Sex education in Ghana causes anti-LGBT backlash, despite having no LGBT content
New sex education guidelines for schools in Ghana have been released and religious anti-LGBT+ activists in the country are calling them “satanic” – despite the fact that there is no LGBT content.
The guidelines for Comprehensive Sexuality Education (CSE) were released by the the Ghana Education Service (GES) outlining appropriate topics for sex education for students aged four to 17.
According to Human Rights Watch, LGBT+ people living in Ghana suffer discrimination and abuse in public and in private, and are still living under colonial-era law which prohibits gay sex.
The president of the Ghana Pentecostal and Charismatic Council called CSE “satanic” and said: “We don’t hate gays but just like armed robbery and prostitution, their action is against the Bible and we don’t want our children to be victims.”
Ghana’s National Coalition for Proper Human Sexual Rights and Family Values said on a radio show and posted on Facebook that the guidelines were part of the “LGBT agenda” and that “the age of five is too early for children to learn about sex.”
None of the modules for any age group explicitly cover LGBT+ issues, and the two modules recommended for four and five-year-olds are “what we believe in, how we interact” and “oral hygiene”.

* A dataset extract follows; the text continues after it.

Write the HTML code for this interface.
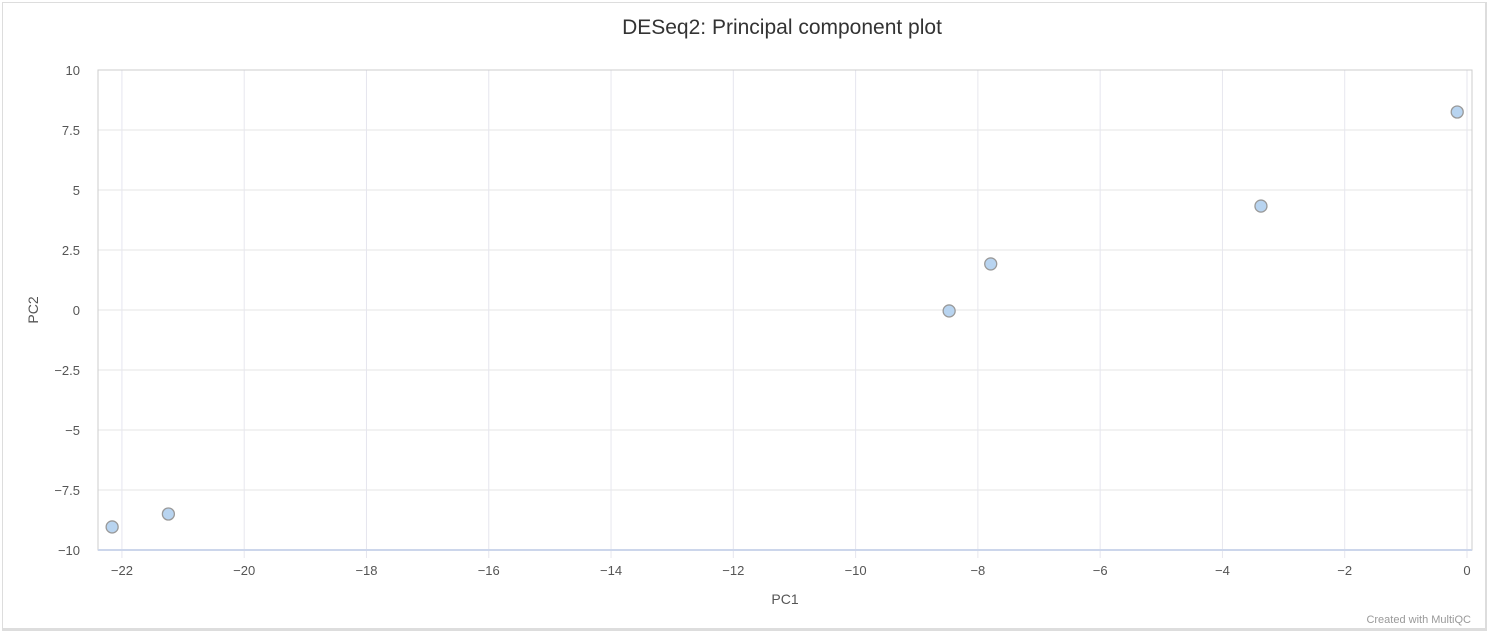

UN representatives said the sex education curriculum will reflect that “LGBT issues are human rights”.
According to the CSE guidelines, the aim is to provide students with “accurate and reliable information on sexual rights and reproductive health” and to “nurture positive attitudes including open-mindedness, respect for self and others… [and a] sense of responsibility concerning sexual and reproductive health issues”.

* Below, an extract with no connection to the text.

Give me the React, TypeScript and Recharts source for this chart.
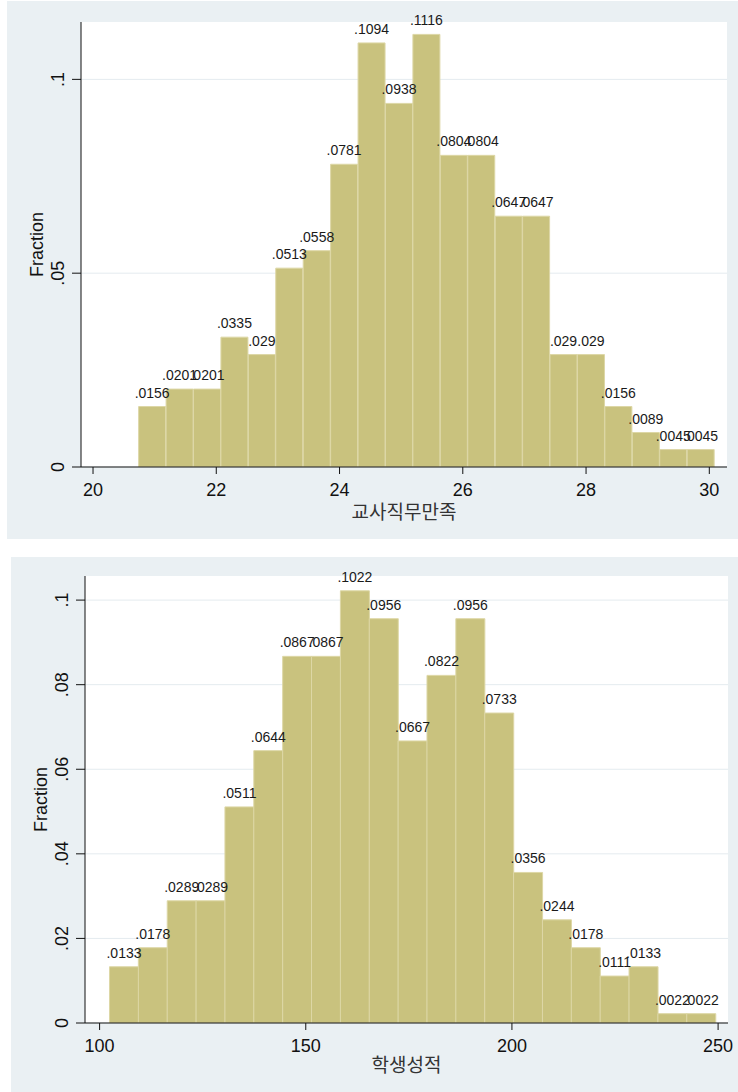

The curriculum has not yet been approved by Ghana’s education minister, and advocates of the guidelines think that plans will move forwards despite the religious backlash.
A representative for the UN Population Fund in Ghana, which supported the development of CSE, told Reuters: “The curriculum does not include LGBT issues explicitly, but of course LGBT issues are human rights, so we talk about the rights of the individual to determine what they want to do.
“At the end of the day, Ghana cannot be left behind from the rest of the world.”